**STATED PROBLEM**
Copy from the first line below down to and including the line with "fill=xtalblue, draw=xtalblue, minimum". Skip the pictures.

**DATA LINES**
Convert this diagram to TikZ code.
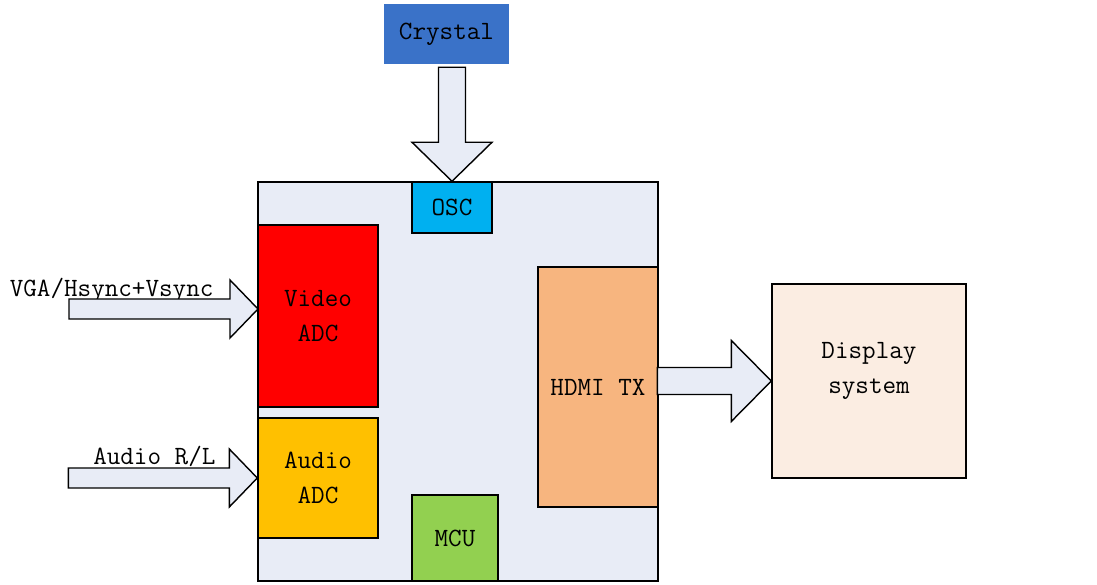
\documentclass[tikz,border=0pt]{standalone}
\usepackage{fontspec}
\usetikzlibrary{positioning}

\definecolor{boardfill}{HTML}{E8ECF6}
\definecolor{xtalblue}{HTML}{3A72C8}
\definecolor{oscblue}{HTML}{00B0F0}
\definecolor{adcred}{HTML}{FF0000}
\definecolor{adcgold}{HTML}{FFC000}
\definecolor{mcugreen}{HTML}{92D050}
\definecolor{txorange}{HTML}{F7B57F}
\definecolor{dispfill}{HTML}{FBEDE2}

\tikzset{
  block/.style={draw, inner sep=0pt, align=center},
  fatarrow/.style={draw, fill=boardfill, line join=miter}
}

\begin{document}
\begin{tikzpicture}[font=\fontsize{15}{20}\selectfont\ttfamily, line width=0.8pt]
\useasboundingbox (0,0) rectangle (21.94,11.70);

% ==== Main chip ====
\node[block, fill=boardfill, minimum width=8cm, minimum height=7.98cm] (board) at (9.16,4.07) {};

% Crystal on top
\node[block, fill=xtalblue, draw=xtalblue, minimum width=2.46cm, minimum height=1.16cm] (xtal) at (8.93,11.02) {Crystal};

% Blocks inside the chip
\node[block, fill=oscblue, minimum width=1.6cm, minimum height=1.02cm] (osc) at (9.04,7.55) {OSC};
\node[block, fill=adcred, minimum width=2.4cm, minimum height=3.64cm] (vadc) at (6.36,5.38) {Video\\ADC};
\node[block, fill=adcgold, minimum width=2.4cm, minimum height=2.4cm] (aadc) at (6.36,2.14) {Audio\\ADC};
\node[block, fill=mcugreen, minimum width=1.72cm, minimum height=1.72cm] (mcu) at (9.10,0.94) {MCU};
\node[block, fill=txorange, minimum width=2.4cm, minimum height=4.8cm] (hdmi) at (11.96,3.96) {HDMI TX};

% ==== Display side ====
\node[block, fill=dispfill, minimum width=3.88cm, minimum height=3.88cm,
      label={[align=center, yshift=0.2cm]center:{Display\\system}}] (disp) at (17.38,4.08) {};

% ==== Inputs ====
\node[anchor=base east] (vgalabel) at (4.40,5.76) {VGA/Hsync+Vsync};
\node[anchor=base east] (audiolabel) at (4.44,2.40) {Audio R/L};

\coordinate (vgatip) at (5.16,5.52);

% Crystal -> OSC
\draw[fatarrow] (osc.north) -- ++(-0.80,0.78) -- ++(0.53,0) -- ++(0,1.50)
  -- ++(0.54,0) -- ++(0,-1.50) -- ++(0.53,0) -- cycle;

% VGA -> Video ADC
\draw[fatarrow] (vgatip) -- ++(-0.56,0.58) -- ++(0,-0.38) -- ++(-3.22,0)
  -- ++(0,-0.40) -- ++(3.22,0) -- ++(0,-0.38) -- cycle;

% Audio -> Audio ADC
\draw[fatarrow] (aadc.west) -- ++(-0.56,0.58) -- ++(0,-0.38) -- ++(-3.22,0)
  -- ++(0,-0.40) -- ++(3.22,0) -- ++(0,-0.38) -- cycle;

% HDMI TX -> Display
\draw[fatarrow] (disp.west) -- ++(-0.80,0.81) -- ++(0,-0.54) -- ++(-1.48,0)
  -- ++(0,-0.54) -- ++(1.48,0) -- ++(0,-0.54) -- cycle;

\end{tikzpicture}
\end{document}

**ANSWER BELOW**
Convert this diagram to TikZ code.
\documentclass[tikz,border=0pt]{standalone}
\usepackage{fontspec}
\usetikzlibrary{positioning}

\definecolor{boardfill}{HTML}{E8ECF6}
\definecolor{xtalblue}{HTML}{3A72C8}
\definecolor{oscblue}{HTML}{00B0F0}
\definecolor{adcred}{HTML}{FF0000}
\definecolor{adcgold}{HTML}{FFC000}
\definecolor{mcugreen}{HTML}{92D050}
\definecolor{txorange}{HTML}{F7B57F}
\definecolor{dispfill}{HTML}{FBEDE2}

\tikzset{
  block/.style={draw, inner sep=0pt, align=center},
  fatarrow/.style={draw, fill=boardfill, line join=miter}
}

\begin{document}
\begin{tikzpicture}[font=\fontsize{15}{20}\selectfont\ttfamily, line width=0.8pt]
\useasboundingbox (0,0) rectangle (21.94,11.70);

% ==== Main chip ====
\node[block, fill=boardfill, minimum width=8cm, minimum height=7.98cm] (board) at (9.16,4.07) {};

% Crystal on top
\node[block, fill=xtalblue, draw=xtalblue, minimum width=2.46cm, minimum height=1.16cm] (xtal) at (8.93,11.02) {Crystal};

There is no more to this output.